3. Niemals war ich auf einem Foto mit Gülen zu sehen, auch habe ich mich nie in eine Reihe gestellt, um ihm die Hand zu küssen. Ich war nicht in Übersee, um mir seinen Segen zu holen.

4. Weder habe ich geschrieben, dass es das natürliche Recht der Hizmet-Bewegung ist, eine Rolle im Staat zu übernehmen, noch habe ich mir Gebete von ihnen erhofft.

5. Ich habe mich nicht sehnsüchtig hingestellt und diejenigen, die fernab von der Türkei im Ausland leben, zur Rückkehr in die Heimat eingeladen.

6. Als sie Briefe an Gülen schrieben, veröffentlichte ich Artikel über die Unterstützung der USA für den Prediger.

7. Während der Ergenekon-Prozesse habe ich ausgesagt, dass es ein Netzwerk namens Ergenekon tatsächlich gibt, aber dass der Prozess dazu missbraucht werde, um kritische Stimmen zu verurteilen.

8. Erdoğan sagte damals selbst, dass er der Staatsanwalt dieser Prozesse sei, die von Gülen gelenkt wurden.

9. Als ich berichtete, dass in Gülen-Schulen in Russland CIA-Agenten arbeiten, wurde ich von Gülen-Anhängern verklagt. Meine Telefone wurden abgehört.

10. Aber so, wie wir gegen das unrechtmäßige Vorgehen der Gülen-Anhänger waren, so sind wir auch jetzt gegen das unrechtmäßige Vorgehen gegen die Bewegung und ihre Anhänger.

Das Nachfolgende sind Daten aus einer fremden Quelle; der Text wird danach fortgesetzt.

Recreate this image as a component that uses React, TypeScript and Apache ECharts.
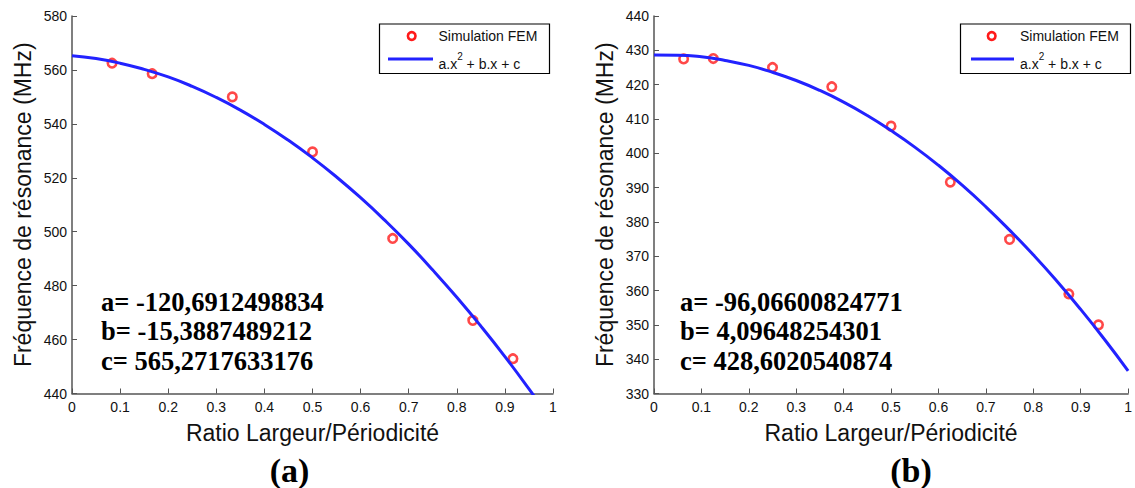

11. Die AKP, die erst jetzt gemerkt haben will, mit was für einer Gefahr sie es zu tun hat, ist rein und ohne Schuld, und wir, die jahrelang mit dieser Bewegung zu tun hatten, sind auf einmal selbst ein Teil von „FETÖ“? Das ist wohl ein schlechter Witz.

12. Falls jemand verurteilt werden soll, der diese Organisation in irgendeiner Form unterstützt hat, dann muss das zuallererst Recep Tayyip Erdoğan sein, der einst sagte: „Was haben wir ihnen denn nicht gegeben, was sie haben wollten?“

13. Wir wurden verurteilt, wegen Spionage, Unterstützung der Parallelstruktur, illegaler Kredite und Immobilienverkäufe. Ohne Beweise, ohne Zeugen. Doch wir wurden freigesprochen.

14. Was jetzt die Putsch-Vorwürfe angeht: Auch da habe ich mir nichts zu Schulden kommen lassen. Meine Dokus, Bücher und Artikel der letzten Jahre sprechen für sich.

15. Der 15. Juli war der Tag eines blutigen Putschversuchs. Wir werden immer gegen einen Putsch sein und das Parlament verteidigen.

16. Aber die Regierenden nehmen den Tag zum Anlass und verhängen den Ausnahmezustand, um ihre zivile Diktatur zu errichten. So wie wir gegen den Putsch waren, werden wir uns auch gegen das stellen.

17. Es muss gewürdigt werden, wie das Volk sich gegen den Putsch stellte. Aber all jene, die an die Demokratie glauben, müssen sich auch gegen die Gefahr einer dauerhaften autokratischen Herrschaft wehren.

18. Auch beim Referendum vom 12. September 2010 wurde mit den Gefühlen der Menschen gespielt. So wie ich damals „Nein“ sagte, tue ich es heute noch.

19. Während wir jene verdammen, die das Parlament bombardieren und auf Zivilisten schießen, dürfen wir nicht vergessen, uns jenen in den Weg zu stellen, die die Arbeit des Parlaments behindern, die Todesstrafe gutheißen und eine Hexenjagd veranstalten.

20. Unsere Antwort auf Putsche und zivile Diktaturen ist bekannt: Die Stärkung der Demokratie-Front! Jeder soll auf seine eigene Geschichte blicken und erst dann andere mit Schmutz bewerfen.